Not necessarily – and this is why a number of road safety organisations, including the London Cycling Campaign and RoadPeace, have grouped together to call for them to be removed. Their joint statement, released at the end of last week, outlines exactly why the stickers are a problem, and what they would like to see in their place.
Over the past few months, I’ve grown to resent those little yellow diktats more and more. Whenever I see one – particularly on the back of, say, a small van – my first reaction is to think, Cyclists stay back? Why should I?
There are times when I really do need to stay back – such as when there’s an HGV ahead of me, or a vehicle has its left indicator flashing, or there’s no room.

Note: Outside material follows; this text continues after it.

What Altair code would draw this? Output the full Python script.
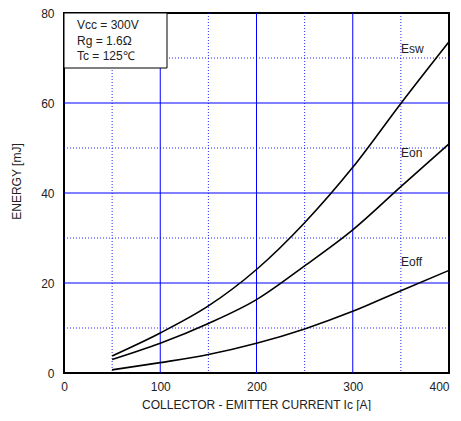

But there are other times when I don’t have to. If there’s a line of traffic waiting for the lights to turn green, I’ll often head down the left-hand side to get to the front – as long as there’s space. If the lights change before I get to the front I slot myself into the line of traffic and move forward with it.
If the traffic is moving, albeit slowly or in fits and starts, the left-hand side is often the best place to be. I don’t want to get caught on the right of the traffic when it moves forward, nor do I want to weave in and out of it.
If the traffic is really not moving at all – as was the case on my ride into work last week – then I’ll go where there’s space.
If I’m confident I can get ahead of the traffic before it moves, and I won’t be cycling headlong into oncoming traffic nor getting caught up with motorbikes, then I might head down the right-hand side of the traffic.
What I won’t do – unless I decide I have to – is stay back.
Being told to stay back implies I have to defer to other road users. It implies I’m doing something wrong simply by being there, as I should, on the left of the traffic. And it implies that drivers don’t have to watch out for me.
If I want to stay safe on the roads of London, there’s only so much I can do myself. I need other road users to look out for me, and to respect my right to be there – and for that reason alone I sincerely hope these stickers are removed.